This year's Nobel Prize season kicks off on Monday, with most of the speculation in the run-up focusing on who will be the winner or winners of the peace and literature prizes.
This year, for the prize in literature, betting agencies such as British bookmaker Ladbrokes and Sweden's Unibet put Japan's Haruki Murakami and Chinese author Mo Yan in the top two places as possible winners. Speculation of Mo being among the top candidates has drawn much attention and caused much excitement among some Chinese.
For over 100 years, the names of Chinese authors have been absent from the list of winners for the Nobel Prize in Literature.

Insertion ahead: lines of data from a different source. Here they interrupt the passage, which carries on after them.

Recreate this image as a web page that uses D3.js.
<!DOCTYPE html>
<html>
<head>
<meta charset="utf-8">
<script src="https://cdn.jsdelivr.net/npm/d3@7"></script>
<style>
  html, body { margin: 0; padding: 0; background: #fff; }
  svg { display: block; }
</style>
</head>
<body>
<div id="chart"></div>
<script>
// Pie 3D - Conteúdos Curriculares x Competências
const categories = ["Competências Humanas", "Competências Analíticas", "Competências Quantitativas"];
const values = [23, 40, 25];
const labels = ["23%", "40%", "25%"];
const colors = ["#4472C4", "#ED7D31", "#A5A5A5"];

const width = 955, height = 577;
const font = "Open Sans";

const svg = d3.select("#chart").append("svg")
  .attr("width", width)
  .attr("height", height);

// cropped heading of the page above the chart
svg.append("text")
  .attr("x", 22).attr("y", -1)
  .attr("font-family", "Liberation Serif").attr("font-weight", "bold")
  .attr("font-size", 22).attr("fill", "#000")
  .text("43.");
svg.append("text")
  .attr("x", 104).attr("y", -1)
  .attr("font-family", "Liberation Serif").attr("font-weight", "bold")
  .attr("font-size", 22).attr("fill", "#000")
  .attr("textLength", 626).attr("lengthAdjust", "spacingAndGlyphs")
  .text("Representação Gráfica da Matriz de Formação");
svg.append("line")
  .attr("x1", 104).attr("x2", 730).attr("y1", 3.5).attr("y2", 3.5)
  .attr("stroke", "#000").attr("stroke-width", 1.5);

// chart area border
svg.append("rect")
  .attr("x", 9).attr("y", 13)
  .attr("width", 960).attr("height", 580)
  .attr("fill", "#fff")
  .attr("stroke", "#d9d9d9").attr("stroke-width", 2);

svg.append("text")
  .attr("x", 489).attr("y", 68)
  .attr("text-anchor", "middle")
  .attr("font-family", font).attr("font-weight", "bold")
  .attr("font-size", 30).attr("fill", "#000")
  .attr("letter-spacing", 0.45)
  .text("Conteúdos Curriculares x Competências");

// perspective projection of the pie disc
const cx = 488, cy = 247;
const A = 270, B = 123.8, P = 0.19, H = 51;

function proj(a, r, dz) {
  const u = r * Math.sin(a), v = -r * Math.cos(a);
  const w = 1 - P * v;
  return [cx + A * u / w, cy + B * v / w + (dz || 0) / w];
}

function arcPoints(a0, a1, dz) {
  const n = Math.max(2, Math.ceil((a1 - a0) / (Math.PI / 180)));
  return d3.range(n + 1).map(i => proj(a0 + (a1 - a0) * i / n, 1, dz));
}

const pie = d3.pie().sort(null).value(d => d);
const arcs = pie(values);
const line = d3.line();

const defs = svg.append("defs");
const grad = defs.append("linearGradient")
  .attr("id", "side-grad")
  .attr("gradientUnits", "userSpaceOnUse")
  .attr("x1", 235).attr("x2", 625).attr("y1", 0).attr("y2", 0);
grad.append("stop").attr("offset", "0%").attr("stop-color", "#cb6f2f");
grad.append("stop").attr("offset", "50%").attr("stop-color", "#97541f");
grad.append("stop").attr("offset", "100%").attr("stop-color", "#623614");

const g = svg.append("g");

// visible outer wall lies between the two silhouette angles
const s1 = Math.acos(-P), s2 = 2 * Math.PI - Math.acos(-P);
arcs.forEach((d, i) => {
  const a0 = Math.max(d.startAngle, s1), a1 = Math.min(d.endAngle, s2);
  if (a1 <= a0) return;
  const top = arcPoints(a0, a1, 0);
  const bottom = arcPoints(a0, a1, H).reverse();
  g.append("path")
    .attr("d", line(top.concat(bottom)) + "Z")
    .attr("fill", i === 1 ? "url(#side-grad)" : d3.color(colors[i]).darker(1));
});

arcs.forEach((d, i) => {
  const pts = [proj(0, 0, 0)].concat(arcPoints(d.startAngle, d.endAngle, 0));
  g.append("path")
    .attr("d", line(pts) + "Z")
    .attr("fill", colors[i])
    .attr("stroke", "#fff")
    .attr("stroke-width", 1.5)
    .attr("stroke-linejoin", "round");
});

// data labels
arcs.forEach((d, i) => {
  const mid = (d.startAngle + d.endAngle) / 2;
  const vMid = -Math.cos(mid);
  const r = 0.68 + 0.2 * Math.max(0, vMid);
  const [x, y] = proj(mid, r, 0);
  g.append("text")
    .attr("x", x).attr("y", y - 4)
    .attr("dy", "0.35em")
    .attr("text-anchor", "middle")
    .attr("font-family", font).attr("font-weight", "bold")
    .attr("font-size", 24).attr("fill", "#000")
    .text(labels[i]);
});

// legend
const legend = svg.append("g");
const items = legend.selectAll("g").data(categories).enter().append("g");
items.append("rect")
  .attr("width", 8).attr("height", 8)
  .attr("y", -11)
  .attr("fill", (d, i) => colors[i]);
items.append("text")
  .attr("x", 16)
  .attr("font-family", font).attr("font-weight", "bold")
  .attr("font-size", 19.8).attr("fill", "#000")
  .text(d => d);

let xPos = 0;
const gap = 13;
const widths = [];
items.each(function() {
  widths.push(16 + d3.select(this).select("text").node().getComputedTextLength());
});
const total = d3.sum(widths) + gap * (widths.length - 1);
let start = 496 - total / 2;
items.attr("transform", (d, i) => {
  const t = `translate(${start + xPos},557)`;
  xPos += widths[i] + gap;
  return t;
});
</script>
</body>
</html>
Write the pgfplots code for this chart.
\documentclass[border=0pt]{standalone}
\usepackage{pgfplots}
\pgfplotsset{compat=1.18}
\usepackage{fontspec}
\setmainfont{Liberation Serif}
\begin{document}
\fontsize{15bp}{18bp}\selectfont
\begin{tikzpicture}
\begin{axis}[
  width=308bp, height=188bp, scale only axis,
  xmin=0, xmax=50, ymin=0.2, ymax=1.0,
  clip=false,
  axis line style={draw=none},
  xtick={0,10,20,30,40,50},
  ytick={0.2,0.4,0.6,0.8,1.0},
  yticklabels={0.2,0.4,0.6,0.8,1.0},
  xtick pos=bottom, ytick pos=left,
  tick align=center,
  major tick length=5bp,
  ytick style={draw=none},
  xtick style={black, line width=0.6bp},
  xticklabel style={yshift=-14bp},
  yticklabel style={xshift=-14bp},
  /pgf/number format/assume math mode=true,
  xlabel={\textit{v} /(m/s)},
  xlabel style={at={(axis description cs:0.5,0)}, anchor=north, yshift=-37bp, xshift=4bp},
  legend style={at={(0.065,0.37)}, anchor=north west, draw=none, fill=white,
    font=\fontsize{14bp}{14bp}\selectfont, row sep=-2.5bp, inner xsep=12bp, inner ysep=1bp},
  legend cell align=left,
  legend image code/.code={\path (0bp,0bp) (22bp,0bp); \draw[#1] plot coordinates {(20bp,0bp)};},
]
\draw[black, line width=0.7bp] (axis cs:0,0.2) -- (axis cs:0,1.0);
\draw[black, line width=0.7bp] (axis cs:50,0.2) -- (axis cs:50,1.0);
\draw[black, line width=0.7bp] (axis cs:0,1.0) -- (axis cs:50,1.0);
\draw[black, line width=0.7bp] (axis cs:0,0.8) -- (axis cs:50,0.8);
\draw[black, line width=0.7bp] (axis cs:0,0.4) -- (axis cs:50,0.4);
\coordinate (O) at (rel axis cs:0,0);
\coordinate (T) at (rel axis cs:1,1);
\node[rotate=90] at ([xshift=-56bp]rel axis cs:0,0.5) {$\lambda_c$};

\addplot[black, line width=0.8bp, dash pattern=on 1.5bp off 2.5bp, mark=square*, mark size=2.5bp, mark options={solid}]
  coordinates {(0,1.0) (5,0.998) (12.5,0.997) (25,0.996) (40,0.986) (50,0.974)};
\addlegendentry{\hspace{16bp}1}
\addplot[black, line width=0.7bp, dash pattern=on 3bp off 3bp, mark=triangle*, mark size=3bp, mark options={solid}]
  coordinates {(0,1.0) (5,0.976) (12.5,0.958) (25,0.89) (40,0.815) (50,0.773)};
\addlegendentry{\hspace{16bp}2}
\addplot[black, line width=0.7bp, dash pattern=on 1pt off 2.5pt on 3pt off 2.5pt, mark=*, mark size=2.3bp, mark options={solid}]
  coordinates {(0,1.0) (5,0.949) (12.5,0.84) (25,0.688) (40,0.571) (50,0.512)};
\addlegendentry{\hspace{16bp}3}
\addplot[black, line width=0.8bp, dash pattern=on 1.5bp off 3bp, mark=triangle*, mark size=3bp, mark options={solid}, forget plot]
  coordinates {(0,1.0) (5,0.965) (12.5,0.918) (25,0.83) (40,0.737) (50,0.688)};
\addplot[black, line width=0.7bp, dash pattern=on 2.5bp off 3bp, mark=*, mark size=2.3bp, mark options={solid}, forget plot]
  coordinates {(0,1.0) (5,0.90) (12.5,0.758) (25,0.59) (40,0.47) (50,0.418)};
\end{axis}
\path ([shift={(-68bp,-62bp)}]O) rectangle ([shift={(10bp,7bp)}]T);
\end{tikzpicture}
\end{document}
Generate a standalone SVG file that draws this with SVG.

The prize for 2000 was awarded to Gao Xingjian, a French-Chinese dissident writer who left China in 1987. But Gao, whose works were criticized by some as favoring the West and catering to Western values, was greatly controversial domestically. Mo, however, is one of the most widely read writers in China and is a typical Chinese author in the traditional sense. His works reflect a vivid and real grass-roots China.
Success in establishing itself as an authority through the scientific field of the Nobel Prize has also granted non-scientific prizes with international recognition.
Take the literature prize: the Chinese have long hoped that a Chinese author could win that award. However, a notable fact is that non-scientific Nobel prizes, especially the peace prize, have been increasingly tainted with politics in recent years. The awarding of the Nobel Peace Prize to the Dalai Lama and Liu Xiaobo, and also to US President Barack Obama in 2009, are all examples that were very controversial in the world.
Chinese should be aware that by selecting the winning author the Nobel Prize in Literature has a strong influence over the political and cultural life of one country, as elements such as values, aesthetic and moral standards and national spirit are the core of the works.
As the other Chinese winners have demonstrated, mainstream Chinese values are hardly compatible with the choices of the Nobel Prize committee.
Mo is quite calm in the face of the heated discussions about his being a possible winner, and so are many other Chinese authors toward the Nobel literature prize. It would be gratifying if Mo wins the prize, but if he fails, it's nothing serious. Toward Nobel prizes, Chinese need more calmness.